Qu’en est-il alors de l’Algérie ?

Avec ses 07 sites déjà inscrits à l’Unesco et 06 autres soumis à la liste indicative, une sorte d’inventaire des biens que chaque État-partie projette de proposer à l’inscription, « nombre de polémiques, toutes récentes, ont fait ressortir que les villes ayant obtenu le classement rencontrent de sérieux problèmes qu’ils n’ont pas anticipés. Il convient que les responsables municipaux aient conscience des exigences du classement Unesco au patrimoine mondial.

Le nombre de sites y étant ainsi distingués n’est pas très important et les projets figurant sur la liste indicative sont peu nombreux », rétorque le Pr Canabis, ajoutant : « si les autorités algériennes souhaitent, dans l’avenir, encourager une politique touristique au profit des villes, fondée sur leur longue histoire et leurs exceptionnelles richesses culturelles, il conviendra de recourir à la procédure Unesco et ce, en pesant les avantages mais aussi les contraintes liées au classement au titre de patrimoine mondial ». Son collègue de l’université d’Annaba, le Pr Mentri, a abondé dans ce sens, se félicitant, de la création, en 2007, de l’Office national de gestion et d’exploitation des biens culturels protégés, plus de 470.
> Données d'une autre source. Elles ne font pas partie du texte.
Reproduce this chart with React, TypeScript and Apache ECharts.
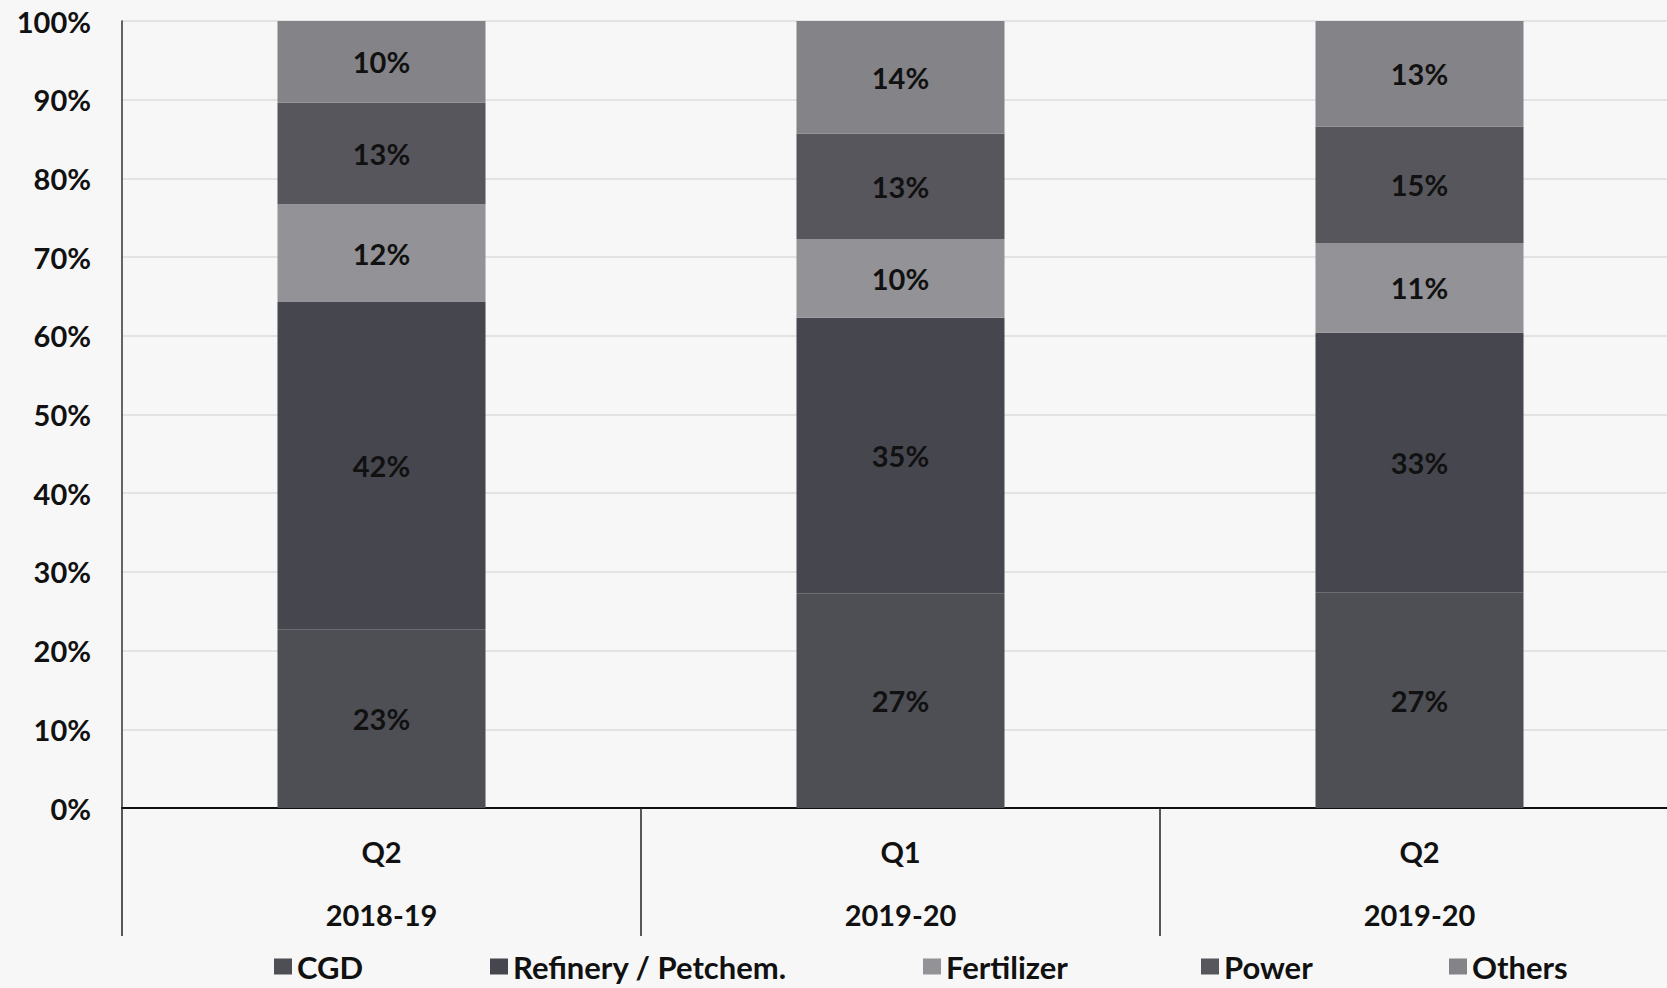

Cette démarche, même tardive, s’inscrit dans la logique de veiller à la protection du patrimoine culturel et à réglementer les opérations de fouilles, en plus de l’établissement d’inventaires des sites archéologiques. Pour sa part, Dr Kamel Ramaoui (Université d’El Tarf), estime que beaucoup reste encore à faire. Car en l’absence de véritables stratégies de sauvegarde et de mise en valeur, notre patrimoine culturel, cultuel, historique et archéologique est et restera voué au pillage et à la dégradation, sous toutes ses formes, avec la bienveillance de ceux présidant aux destinées de nos villes.